Being the underdog has its positives and its negatives. It’s certainly beneficial to be underestimated by your opponent in any setting, as you can overturn their complacency and make them regret their arrogance. On the other hand, if you succeed, the story becomes about how you surprised everyone and what a fairytale it all is. Win or lose, you’re patronised, and you’ll rarely be applauded for the work and effort – not to mention skill – that earned you the win.
Many non-soccer fans will have looked at Canada’s superb run to the World Cup and thought “Ah, good for them! They’ll be happy just to be there!”, without really stopping to think that there are players in the squad that have Champions’ League, Bundesliga and Ligue 1 titles to their names, among other top-tier honours. Below, we will look at a few other sides who have gone to the World Cup, had people pat them on the head and dismiss their actual skills, and then gone on to provide a nasty shock for the pundits.
Cameroon (Italy, 1990)
Drawn in a group that also included Argentina, Romania and the Soviet Union, the African “minnows” were very much an afterthought in Group B, right up until the tournament’s opening game.
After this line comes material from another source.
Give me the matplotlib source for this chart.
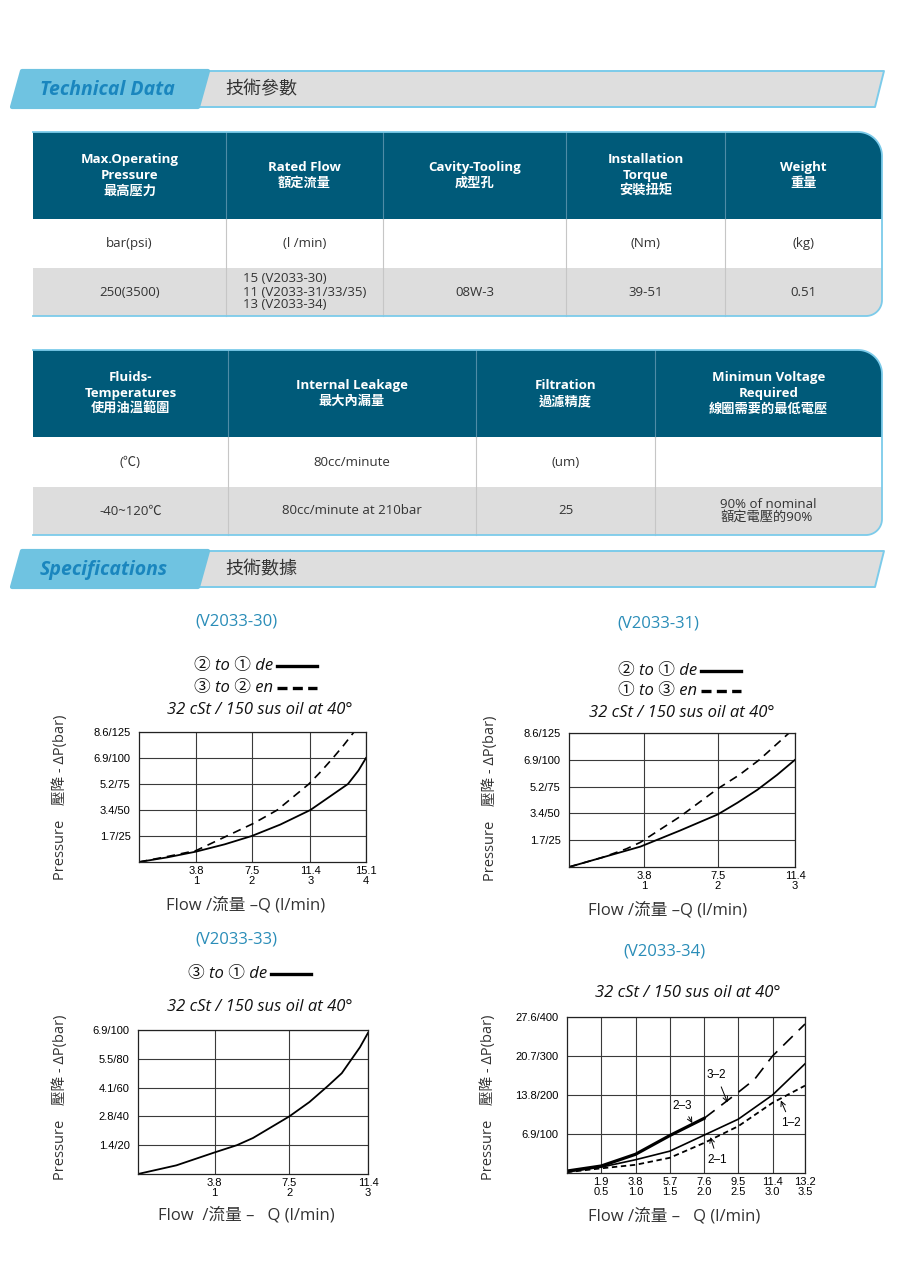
import matplotlib
matplotlib.use("Agg")
import matplotlib.pyplot as plt
import numpy as np
from matplotlib.patches import Polygon, Rectangle
from matplotlib.lines import Line2D

plt.rcParams['font.family'] = ['Open Sans', 'Noto Sans CJK TC', 'DejaVu Sans']

W, H = 900, 1274

# ---- table data ----
tech_headers = ["Max.Operating\nPressure\n最高壓力", "Rated Flow\n額定流量", "Cavity-Tooling\n成型孔",
                "Installation\nTorque\n安裝扭矩", "Weight\n重量"]
tech_units = ["bar(psi)", "(l /min)", "", "(Nm)", "(kg)"]
tech_values = ["250(3500)", "15 (V2033-30)\n11 (V2033-31/33/35)\n13 (V2033-34)", "08W-3", "39-51", "0.51"]

fluid_headers = ["Fluids-\nTemperatures\n使用油溫範圍", "Internal Leakage\n最大內漏量", "Filtration\n過濾精度",
                 "Minimun Voltage\nRequired\n線圈需要的最低電壓"]
fluid_units = ["(℃)", "80cc/minute", "(um)", ""]
fluid_values = ["-40~120℃", "80cc/minute at 210bar", "25", "90% of nominal\n額定電壓的90%"]

# ---- chart data (flow l/min, pressure psi) ----
q30_de = [0, 1.9, 3.8, 5.7, 7.5, 9.4, 11.4, 12.7, 13.9, 14.6, 15.1]
dp30_de = [0, 4.5, 10, 17, 25, 36, 50, 63, 75, 88, 100]
q30_en = [0, 1.8, 3.8, 5.7, 7.6, 9.2, 11.3, 12.1, 12.9, 13.6, 14.3]
dp30_en = [0, 5, 11, 24, 37, 50, 75, 87, 100, 112, 125]

q31_de = [0, 1.7, 3.6, 5.6, 7.5, 8.5, 9.5, 10.5, 11.4]
dp31_de = [0, 9, 19, 34, 49, 60, 72, 86, 100]
q31_en = [0, 1.7, 2.9, 3.6, 5.6, 7.5, 8.6, 9.6, 11.1]
dp31_en = [0, 9, 17, 23, 47, 73, 86, 100, 125]

q33 = [0, 1.9, 3.8, 4.9, 5.7, 7.5, 8.5, 9.4, 10.1, 10.6, 11.0, 11.4]
dp33 = [0, 6, 15, 20, 25, 40, 50, 61, 70, 80, 88, 98]

q34 = [0, 1.9, 3.8, 5.7, 7.6, 9.5, 11.4, 13.2]
dp34_23 = [5, 18, 48, 96, 140]
q34_32 = [7.6, 9.5, 10.4, 11.4, 13.2]
dp34_32 = [140, 207, 240, 300, 382]
dp34_21 = [3, 15, 34, 56, 97, 138, 200, 280]
dp34_12 = [2, 12, 21, 39, 77, 120, 180, 224]

ticks_3 = [3.8, 7.5, 11.4]
ticks_3_lbl = ["3.8\n1", "7.5\n2", "11.4\n3"]
ticks_4 = [3.8, 7.5, 11.4, 15.1]
ticks_4_lbl = ["3.8\n1", "7.5\n2", "11.4\n3", "15.1\n4"]
ticks_34 = [1.9, 3.8, 5.7, 7.6, 9.5, 11.4, 13.2]
ticks_34_lbl = ["1.9\n0.5", "3.8\n1.0", "5.7\n1.5", "7.6\n2.0", "9.5\n2.5", "11.4\n3.0", "13.2\n3.5"]
yt_125 = [25, 50, 75, 100, 125]
yt_125_lbl = ["1.7/25", "3.4/50", "5.2/75", "6.9/100", "8.6/125"]
yt_100 = [20, 40, 60, 80, 100]
yt_100_lbl = ["1.4/20", "2.8/40", "4.1/60", "5.5/80", "6.9/100"]
yt_400 = [100, 200, 300, 400]
yt_400_lbl = ["6.9/100", "13.8/200", "20.7/300", "27.6/400"]

TEAL = "#005A79"
LIGHT_BLUE = "#7CCBEA"
TITLE_BLUE = "#2A8DB8"

fig = plt.figure(figsize=(W / 100, H / 100), dpi=100)
page = fig.add_axes([0, 0, 1, 1])
page.set_xlim(0, W)
page.set_ylim(H, 0)
page.axis("off")


def banner(y0, y1, title, sub):
    gray = Polygon([(190, y1), (200, y0), (884, y0), (875, y1)], closed=True,
                   fc="#DEDEDE", ec=LIGHT_BLUE, lw=1.4, joinstyle="round")
    tab = Polygon([(12, y1), (22, y0), (208, y0), (198, y1)], closed=True,
                  fc="#6FC3E1", ec="#6FC3E1", lw=3, joinstyle="round")
    page.add_patch(gray)
    page.add_patch(tab)
    ym = (y0 + y1) / 2
    page.text(40, ym + 1, title, ha="left", va="center", fontsize=14, fontweight="bold",
              style="italic", color="#1A86BE")
    page.text(225, ym, sub, ha="left", va="center", fontsize=13, color="#333333")


def table(xs, ys, headers, units, values, rt=24, rb=16):
    x0, x1 = xs[0], xs[-1]
    y0, y3 = ys[0], ys[-1]
    a1 = np.radians(np.linspace(-90, 0, 20))
    a2 = np.radians(np.linspace(0, 90, 20))
    pts = [(x0, y0)]
    pts += list(zip(x1 - rt + rt * np.cos(a1), y0 + rt + rt * np.sin(a1)))
    pts += list(zip(x1 - rb + rb * np.cos(a2), y3 - rb + rb * np.sin(a2)))
    pts += [(x0, y3)]
    shape = Polygon(pts, closed=True, fc="none", ec="none")
    page.add_patch(shape)
    fills = [TEAL, "white", "#DDDDDD"]
    for i in range(3):
        r = Rectangle((x0, ys[i]), x1 - x0, ys[i + 1] - ys[i], fc=fills[i], ec="none")
        page.add_patch(r)
        r.set_clip_path(shape)
    for x in xs[1:-1]:
        page.add_line(Line2D([x, x], [ys[0], ys[1]], color="#4F8CA6", lw=0.8))
        page.add_line(Line2D([x, x], [ys[1], ys[3]], color="#C6C6C6", lw=0.8))
    px, py = zip(*pts)
    page.add_line(Line2D(px, py, color=LIGHT_BLUE, lw=1.3))
    for i in range(len(headers)):
        cx = (xs[i] + xs[i + 1]) / 2
        page.text(cx, (ys[0] + ys[1]) / 2, headers[i], ha="center", va="center", fontsize=9.5,
                  fontweight="bold", color="white", linespacing=1.3)
        page.text(cx, (ys[1] + ys[2]) / 2, units[i], ha="center", va="center", fontsize=9.5,
                  color="#333333")
        page.text(cx, (ys[2] + ys[3]) / 2, values[i], ha="center", va="center", fontsize=9.5,
                  color="#333333", multialignment="left", linespacing=1.0)


def chart_axes(l, t, r, b):
    return fig.add_axes([l / W, 1 - b / H, (r - l) / W, (b - t) / H])


def style_chart(ax, xmax, ymax, xt, xl, yt, yl):
    ax.set_xlim(0, xmax)
    ax.set_ylim(0, ymax)
    ax.set_xticks(xt)
    ax.set_xticklabels(xl, fontsize=8, family="Liberation Sans", linespacing=0.95)
    ax.set_yticks(yt)
    ax.set_yticklabels(yl, fontsize=8, family="Liberation Sans")
    ax.tick_params(length=0)
    ax.tick_params(axis="x", pad=3)
    ax.tick_params(axis="y", pad=6)
    ax.grid(True, color="#3A3A3A", lw=0.8)
    ax.set_axisbelow(True)
    for sp in ax.spines.values():
        sp.set_color("#222222")
        sp.set_linewidth(0.9)


def chart_texts(cx, title_y, title, legend, sub_y, sub, xl_y, xlabel, yl_x, yl_y):
    page.text(cx, title_y, title, ha="center", va="center", fontsize=12, color=TITLE_BLUE)
    for txt, ly, dashed, lx in legend:
        page.text(lx, ly, txt, ha="right", va="center", fontsize=12, style="italic",
                  family=["Open Sans", "Noto Sans CJK JP"], color="#111111")
        ln = Line2D([lx + 4, lx + 44], [ly, ly], color="black", lw=2.4)
        if dashed:
            ln.set_dashes((3, 1.6))
        page.add_line(ln)
    page.text(cx + 24, sub_y, sub, ha="center", va="center", fontsize=12, style="italic",
              color="#111111")
    page.text(cx + 10, xl_y, xlabel, ha="center", va="center", fontsize=12, color="#333333")
    page.text(yl_x, yl_y, "Pressure　壓降 - ΔP(bar)", ha="center", va="center", rotation=90,
              fontsize=10.5, color="#333333")


SUB = "32 cSt / 150 sus oil at 40°"

banner(71, 107, "Technical Data", "技術參數")
table([33, 226, 383, 566, 725, 882], [132, 219, 268, 316], tech_headers, tech_units, tech_values)
table([33, 228, 476, 655, 882], [350, 437, 487, 535], fluid_headers, fluid_units, fluid_values)
banner(551, 587, "Specifications", "技術數據")

# V2033-30
ax1 = chart_axes(139, 732, 366, 862)
style_chart(ax1, 15.1, 125, ticks_4, ticks_4_lbl, yt_125, yt_125_lbl)
ax1.plot(q30_de, dp30_de, color="black", lw=1.3)
ax1.plot(q30_en, dp30_en, color="black", lw=1.2, dashes=(5, 3.5))
chart_texts(236, 622, "(V2033-30)",
            [("② to ① de", 666, False, 273), ("③ to ② en", 688, True, 273)],
            710, SUB, 905, "Flow /流量 –Q (l/min)", 60, 797)

# V2033-31
ax2 = chart_axes(569, 733, 795, 867)
style_chart(ax2, 11.4, 125, ticks_3, ticks_3_lbl, yt_125, yt_125_lbl)
ax2.plot(q31_de, dp31_de, color="black", lw=1.3)
ax2.plot(q31_en, dp31_en, color="black", lw=1.2, dashes=(5, 3.5))
chart_texts(658, 623, "(V2033-31)",
            [("② to ① de", 671, False, 697), ("① to ③ en", 691, True, 697)],
            713, SUB, 910, "Flow /流量 –Q (l/min)", 490, 798)

# V2033-33
ax3 = chart_axes(138, 1030, 368, 1174)
style_chart(ax3, 11.4, 100, ticks_3, ticks_3_lbl, yt_100, yt_100_lbl)
ax3.plot(q33, dp33, color="black", lw=1.3)
chart_texts(236, 940, "(V2033-33)", [("③ to ① de", 974, False, 267)],
            1007, SUB, 1215, "Flow  /流量 –   Q (l/min)", 60, 1097)

# V2033-34
ax4 = chart_axes(567, 1017, 805, 1173)
style_chart(ax4, 13.2, 400, ticks_34, ticks_34_lbl, yt_400, yt_400_lbl)
ax4.plot(q34[:5], dp34_23, color="black", lw=2.3)
ax4.plot(q34_32, dp34_32, color="black", lw=1.2, dashes=(8, 5))
ax4.plot(q34, dp34_21, color="black", lw=1.2)
ax4.plot(q34, dp34_12, color="black", lw=1.3, dashes=(3, 2))
arrow = dict(arrowstyle="->", lw=0.7, color="black", shrinkA=2, shrinkB=0)
ax4.annotate("3–2", xy=(8.9, 181), xytext=(8.3, 250), fontsize=8.5, family="Liberation Sans",
             ha="center", va="center", arrowprops=arrow)
ax4.annotate("2–3", xy=(6.95, 128), xytext=(6.4, 173), fontsize=8.5, family="Liberation Sans",
             ha="center", va="center", arrowprops=arrow)
ax4.annotate("1–2", xy=(11.86, 186), xytext=(12.4, 128), fontsize=8.5, family="Liberation Sans",
             ha="center", va="center", arrowprops=arrow)
ax4.annotate("2–1", xy=(7.95, 92), xytext=(8.35, 34), fontsize=8.5, family="Liberation Sans",
             ha="center", va="center", arrowprops=arrow)
chart_texts(664, 951, "(V2033-34)", [], 993, SUB, 1216, "Flow /流量 –   Q (l/min)", 488, 1097)

fig.savefig("out.png", dpi=100)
In Milan’s San Siro Stadium, Cameroon beat defending champions Argentina 1-0.
This alerted the world to the fact that a team of players who were mostly playing professionally in France’s top flight might be pretty good, and this was reinforced when they also beat Romania and secured a place in the knockout stages before the final round of group games. With striker Roger Milla belying his 38 years of age, they then knocked out fancied dark horses Colombia, before a 3-2 defeat against Englnd ended things at the quarter-final stage. Cameroon had led 2-1 in that game.
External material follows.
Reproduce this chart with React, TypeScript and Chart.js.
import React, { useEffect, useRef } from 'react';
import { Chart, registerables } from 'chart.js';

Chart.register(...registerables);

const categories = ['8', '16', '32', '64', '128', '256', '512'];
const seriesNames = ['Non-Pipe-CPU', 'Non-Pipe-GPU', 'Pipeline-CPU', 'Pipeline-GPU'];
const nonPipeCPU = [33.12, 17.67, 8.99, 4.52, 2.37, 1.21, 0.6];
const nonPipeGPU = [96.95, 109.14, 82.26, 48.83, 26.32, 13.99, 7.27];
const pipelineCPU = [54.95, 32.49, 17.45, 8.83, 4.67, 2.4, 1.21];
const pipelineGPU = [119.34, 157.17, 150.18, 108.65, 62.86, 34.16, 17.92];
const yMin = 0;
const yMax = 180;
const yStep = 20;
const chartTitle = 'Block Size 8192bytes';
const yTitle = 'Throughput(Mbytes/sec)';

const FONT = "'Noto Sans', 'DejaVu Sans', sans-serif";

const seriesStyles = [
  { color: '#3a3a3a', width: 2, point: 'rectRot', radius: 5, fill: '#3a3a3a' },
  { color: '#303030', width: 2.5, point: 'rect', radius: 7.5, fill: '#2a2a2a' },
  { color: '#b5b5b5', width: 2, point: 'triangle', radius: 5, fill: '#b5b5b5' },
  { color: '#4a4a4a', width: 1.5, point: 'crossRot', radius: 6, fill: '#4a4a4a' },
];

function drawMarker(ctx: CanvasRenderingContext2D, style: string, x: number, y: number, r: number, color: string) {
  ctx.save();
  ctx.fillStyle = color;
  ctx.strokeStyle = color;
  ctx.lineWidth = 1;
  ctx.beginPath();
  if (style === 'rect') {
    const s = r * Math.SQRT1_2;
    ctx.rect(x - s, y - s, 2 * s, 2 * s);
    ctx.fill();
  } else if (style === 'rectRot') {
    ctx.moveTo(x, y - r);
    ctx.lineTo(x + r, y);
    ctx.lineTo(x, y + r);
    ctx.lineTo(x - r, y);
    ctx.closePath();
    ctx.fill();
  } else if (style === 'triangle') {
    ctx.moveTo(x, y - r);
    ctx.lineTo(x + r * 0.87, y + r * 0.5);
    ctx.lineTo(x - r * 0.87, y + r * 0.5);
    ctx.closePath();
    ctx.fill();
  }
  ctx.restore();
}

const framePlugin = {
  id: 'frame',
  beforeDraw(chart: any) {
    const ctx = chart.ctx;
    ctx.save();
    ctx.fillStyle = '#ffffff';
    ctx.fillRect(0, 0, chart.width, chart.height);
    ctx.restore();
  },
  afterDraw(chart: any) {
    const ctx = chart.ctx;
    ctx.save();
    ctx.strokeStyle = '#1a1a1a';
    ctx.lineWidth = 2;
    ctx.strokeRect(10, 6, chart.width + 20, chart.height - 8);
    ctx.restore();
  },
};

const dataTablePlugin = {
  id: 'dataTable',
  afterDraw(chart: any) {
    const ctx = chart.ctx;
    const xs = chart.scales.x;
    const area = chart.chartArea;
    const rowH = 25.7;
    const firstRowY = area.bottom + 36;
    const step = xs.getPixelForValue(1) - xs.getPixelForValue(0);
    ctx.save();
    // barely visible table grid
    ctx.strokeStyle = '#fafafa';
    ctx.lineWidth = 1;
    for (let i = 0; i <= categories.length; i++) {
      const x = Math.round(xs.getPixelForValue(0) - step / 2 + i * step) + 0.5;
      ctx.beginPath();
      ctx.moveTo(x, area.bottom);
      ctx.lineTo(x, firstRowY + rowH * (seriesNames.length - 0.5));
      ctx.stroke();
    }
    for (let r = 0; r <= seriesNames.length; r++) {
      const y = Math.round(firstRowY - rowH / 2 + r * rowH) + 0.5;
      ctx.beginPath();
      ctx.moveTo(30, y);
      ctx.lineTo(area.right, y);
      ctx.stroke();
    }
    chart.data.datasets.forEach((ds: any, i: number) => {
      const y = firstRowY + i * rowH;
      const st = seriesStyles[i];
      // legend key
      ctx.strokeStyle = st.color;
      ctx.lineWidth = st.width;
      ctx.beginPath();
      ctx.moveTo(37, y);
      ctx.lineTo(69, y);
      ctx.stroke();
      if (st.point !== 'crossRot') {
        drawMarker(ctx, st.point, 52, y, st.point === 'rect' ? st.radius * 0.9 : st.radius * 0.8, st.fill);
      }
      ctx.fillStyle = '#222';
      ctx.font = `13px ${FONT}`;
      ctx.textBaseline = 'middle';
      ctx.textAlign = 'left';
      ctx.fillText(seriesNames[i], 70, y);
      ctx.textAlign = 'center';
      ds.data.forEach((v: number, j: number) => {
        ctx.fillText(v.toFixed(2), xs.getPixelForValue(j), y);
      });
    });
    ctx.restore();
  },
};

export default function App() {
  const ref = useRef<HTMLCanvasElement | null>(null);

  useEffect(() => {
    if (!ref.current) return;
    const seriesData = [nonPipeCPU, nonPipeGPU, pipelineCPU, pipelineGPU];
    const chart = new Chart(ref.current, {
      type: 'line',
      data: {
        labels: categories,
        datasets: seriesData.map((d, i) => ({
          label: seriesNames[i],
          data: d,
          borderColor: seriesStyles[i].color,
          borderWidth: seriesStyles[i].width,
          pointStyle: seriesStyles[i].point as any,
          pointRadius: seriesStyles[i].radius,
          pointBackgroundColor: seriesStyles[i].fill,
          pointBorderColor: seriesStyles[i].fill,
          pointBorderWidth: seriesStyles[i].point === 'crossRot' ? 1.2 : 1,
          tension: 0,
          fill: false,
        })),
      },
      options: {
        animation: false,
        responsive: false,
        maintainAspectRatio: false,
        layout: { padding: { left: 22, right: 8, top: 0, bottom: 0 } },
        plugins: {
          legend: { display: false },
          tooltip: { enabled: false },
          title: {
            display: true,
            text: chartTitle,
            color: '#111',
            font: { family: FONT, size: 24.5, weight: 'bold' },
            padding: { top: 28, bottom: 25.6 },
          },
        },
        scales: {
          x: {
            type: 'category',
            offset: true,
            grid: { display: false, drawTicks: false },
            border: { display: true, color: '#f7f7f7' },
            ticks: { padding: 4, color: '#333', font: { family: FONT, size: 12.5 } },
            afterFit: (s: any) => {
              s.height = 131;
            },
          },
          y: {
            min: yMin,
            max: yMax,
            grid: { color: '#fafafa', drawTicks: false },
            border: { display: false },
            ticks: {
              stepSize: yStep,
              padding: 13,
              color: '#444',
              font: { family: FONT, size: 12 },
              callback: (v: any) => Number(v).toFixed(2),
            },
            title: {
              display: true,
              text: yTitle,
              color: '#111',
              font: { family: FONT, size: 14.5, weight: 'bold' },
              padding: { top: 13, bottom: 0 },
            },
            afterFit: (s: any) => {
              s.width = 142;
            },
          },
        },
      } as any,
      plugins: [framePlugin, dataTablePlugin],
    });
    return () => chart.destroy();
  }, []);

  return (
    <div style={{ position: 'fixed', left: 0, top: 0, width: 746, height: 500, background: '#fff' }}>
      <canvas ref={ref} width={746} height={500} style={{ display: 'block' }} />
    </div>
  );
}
South Korea (Korea/Japan 2002)
Sure, they had home advantage, but South Korea’s footballers were still not a team you would have used your bet365 promo code to bet on when they were drawn with Portugal, the USA and a strong Poland side. Once again, though, they topped the group, in the process sending home a Portugal squad that included Luis Figo in his prime. They kept up a steady progress, defeating Italy in the last 16 before eliminating Spain on penalties to reach the semi-finals. There, they lost 1-0 to Germany after having pushed the European side hard for 75 minutes.
Costa Rica (Brazil 2014)
When the groups were drawn, discussion of Group D revolved around which two of England, Uruguay and Italy would make the second stage, followed by a brief, contractually-obliged mention of Costa Rica. As it turned out, Uruguay made it – but only as runner-up to a Costa Rica side that had handed them a 3-1 pumping in the opening game of the group. The CONCACAF side then beat Greece on penalties before facing the Netherlands in the last eight. They pushed the 2010 finalists for 120 goalless minutes before exiting the tournament on spot-kicks themselves, but were within touching distance of the semi-finals – while England and Italy made it home before their postcards.